> Given problem
Omit all pictures, then retype the data exactly as given.

_ _ _ _ _

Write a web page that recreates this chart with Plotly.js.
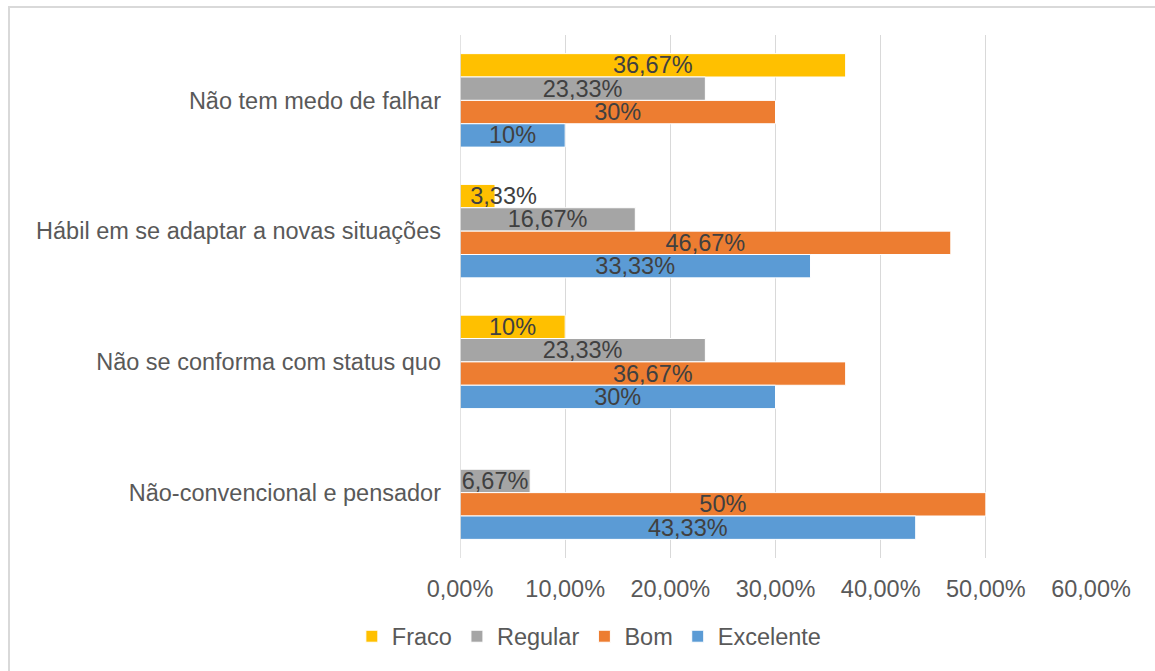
<!DOCTYPE html>
<html>
<head>
<meta charset="utf-8">
<script src="https://cdn.plot.ly/plotly-3.0.1.min.js"></script>
<style>
  html, body { margin: 0; padding: 0; background: #fff; overflow: hidden; }
  #frame { position: absolute; left: 8px; top: 6px; width: 1200px; height: 700px;
           border-left: 2px solid #D9D9D9; border-top: 2px solid #D9D9D9; }
  #chart { position: absolute; left: 0; top: 0; width: 1155px; height: 671px; }
</style>
</head>
<body>
<div id="frame"></div>
<div id="chart"></div>
<script>
// Categories, top to bottom
const categories = [
  "Não tem medo de falhar",
  "Hábil em se adaptar a novas situações",
  "Não se conforma com status quo",
  "Não-convencional e pensador"
];
const fraco     = [36.67, 3.33, 10, 0];
const regular   = [23.33, 16.67, 23.33, 6.67];
const bom       = [30, 46.67, 36.67, 50];
const excelente = [10, 33.33, 30, 43.33];
const seriesNames = ["Fraco", "Regular", "Bom", "Excelente"];
const xTicks = [0, 10, 20, 30, 40, 50, 60];
const xTickText = xTicks.map(v => v.toFixed(2).replace(".", ",") + "%");

const colors = ["#FFC000", "#A5A5A5", "#ED7D31", "#5B9BD5"];

function label(v) {
  if (v === 0) return "";
  let s;
  if (Math.abs(v - Math.round(v)) < 1e-9) s = Math.round(v) + "%";
  else s = v.toFixed(2).replace(".", ",") + "%";
  // very short bars: label starts at the bar's base (as in the original)
  if (v < 5) s = "\u00A0".repeat(8) + s;
  return s;
}

const seriesValues = [fraco, regular, bom, excelente];
const FONT = "Liberation Sans, Arial, sans-serif";

const traces = seriesValues.map((vals, i) => ({
  type: "bar",
  orientation: "h",
  name: seriesNames[i],
  y: categories,
  x: vals,
  text: vals.map(label),
  textposition: "inside",
  insidetextanchor: "middle",
  constraintext: "none",
  textangle: 0,
  cliponaxis: false,
  textfont: { family: FONT, size: 23.5, color: "#404040" },
  marker: { color: colors[i], line: { color: "#FFFFFF", width: 1 } },
  hoverinfo: "skip"
}));

const layout = {
  width: 1155,
  height: 671,
  paper_bgcolor: "rgba(0,0,0,0)",
  plot_bgcolor: "rgba(0,0,0,0)",
  margin: { l: 460, r: 64, t: 35, b: 110 },
  barmode: "group",
  bargap: 0.285,
  bargroupgap: 0,
  showlegend: true,
  font: { family: FONT, size: 23.5, color: "#595959" },
  xaxis: {
    range: [0, 60],
    tickmode: "array",
    tickvals: xTicks,
    ticktext: xTickText,
    showgrid: true,
    gridcolor: "#D9D9D9",
    gridwidth: 1,
    zeroline: false,
    showline: false,
    ticks: "",
    ticklabelstandoff: 14,
    tickfont: { family: FONT, size: 23.5, color: "#595959" },
    fixedrange: true
  },
  yaxis: {
    type: "category",
    autorange: "reversed",
    showgrid: false,
    zeroline: false,
    showline: false,
    ticks: "",
    ticklabelstandoff: 18,
    tickfont: { family: FONT, size: 23.5, color: "#595959" },
    fixedrange: true
  },
  shapes: [{
    type: "line", xref: "x", yref: "paper",
    x0: 0, x1: 0, y0: 0, y1: 1,
    line: { color: "#D9D9D9", width: 1.5 }
  }],
  legend: {
    orientation: "h",
    x: 0.205, xanchor: "center",
    y: -0.15, yanchor: "middle",
    font: { family: FONT, size: 23.5, color: "#595959" },
    itemwidth: 30,
    traceorder: "normal"
  }
};

Plotly.newPlot("chart", traces, layout, { displayModeBar: false, staticPlot: true });
</script>
</body>
</html>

_ _ _ _ _

> Task result
Write a web page that recreates this chart with Plotly.js.
<!DOCTYPE html>
<html>
<head>
<meta charset="utf-8">
<script src="https://cdn.plot.ly/plotly-3.0.1.min.js"></script>
<style>
  html, body { margin: 0; padding: 0; background: #fff; overflow: hidden; }
  #frame { position: absolute; left: 8px; top: 6px; width: 1200px; height: 700px;
           border-left: 2px solid #D9D9D9; border-top: 2px solid #D9D9D9; }
  #chart { position: absolute; left: 0; top: 0; width: 1155px; height: 671px; }
</style>
</head>
<body>
<div id="frame"></div>
<div id="chart"></div>
<script>
// Categories, top to bottom
const categories = [
  "Não tem medo de falhar",
  "Hábil em se adaptar a novas situações",
  "Não se conforma com status quo",
  "Não-convencional e pensador"
];
const fraco     = [36.67, 3.33, 10, 0];
const regular   = [23.33, 16.67, 23.33, 6.67];
const bom       = [30, 46.67, 36.67, 50];
const excelente = [10, 33.33, 30, 43.33];
const seriesNames = ["Fraco", "Regular", "Bom", "Excelente"];
const xTicks = [0, 10, 20, 30, 40, 50, 60];
const xTickText = xTicks.map(v => v.toFixed(2).replace(".", ",") + "%");

const colors = ["#FFC000", "#A5A5A5", "#ED7D31", "#5B9BD5"];

function label(v) {
  if (v === 0) return "";
  let s;
  if (Math.abs(v - Math.round(v)) < 1e-9) s = Math.round(v) + "%";
  else s = v.toFixed(2).replace(".", ",") + "%";
  // very short bars: label starts at the bar's base (as in the original)
  if (v < 5) s = "\u00A0".repeat(8) + s;
  return s;
}

const seriesValues = [fraco, regular, bom, excelente];
const FONT = "Liberation Sans, Arial, sans-serif";

const traces = seriesValues.map((vals, i) => ({
  type: "bar",
  orientation: "h",
  name: seriesNames[i],
  y: categories,
  x: vals,
  text: vals.map(label),
  textposition: "inside",
  insidetextanchor: "middle",
  constraintext: "none",
  textangle: 0,
  cliponaxis: false,
  textfont: { family: FONT, size: 23.5, color: "#404040" },
  marker: { color: colors[i], line: { color: "#FFFFFF", width: 1 } },
  hoverinfo: "skip"
}));

const layout = {
  width: 1155,
  height: 671,
  paper_bgcolor: "rgba(0,0,0,0)",
  plot_bgcolor: "rgba(0,0,0,0)",
  margin: { l: 460, r: 64, t: 35, b: 110 },
  barmode: "group",
  bargap: 0.285,
  bargroupgap: 0,
  showlegend: true,
  font: { family: FONT, size: 23.5, color: "#595959" },
  xaxis: {
    range: [0, 60],
    tickmode: "array",
    tickvals: xTicks,
    ticktext: xTickText,
    showgrid: true,
    gridcolor: "#D9D9D9",
    gridwidth: 1,
    zeroline: false,
    showline: false,
    ticks: "",
    ticklabelstandoff: 14,
    tickfont: { family: FONT, size: 23.5, color: "#595959" },
    fixedrange: true
  },
  yaxis: {
    type: "category",
    autorange: "reversed",
    showgrid: false,
    zeroline: false,
    showline: false,
    ticks: "",
    ticklabelstandoff: 18,
    tickfont: { family: FONT, size: 23.5, color: "#595959" },
    fixedrange: true
  },
  shapes: [{
    type: "line", xref: "x", yref: "paper",
    x0: 0, x1: 0, y0: 0, y1: 1,
    line: { color: "#D9D9D9", width: 1.5 }
  }],
  legend: {
    orientation: "h",
    x: 0.205, xanchor: "center",
    y: -0.15, yanchor: "middle",
    font: { family: FONT, size: 23.5, color: "#595959" },
    itemwidth: 30,
    traceorder: "normal"
  }
};

Plotly.newPlot("chart", traces, layout, { displayModeBar: false, staticPlot: true });
</script>
</body>
</html>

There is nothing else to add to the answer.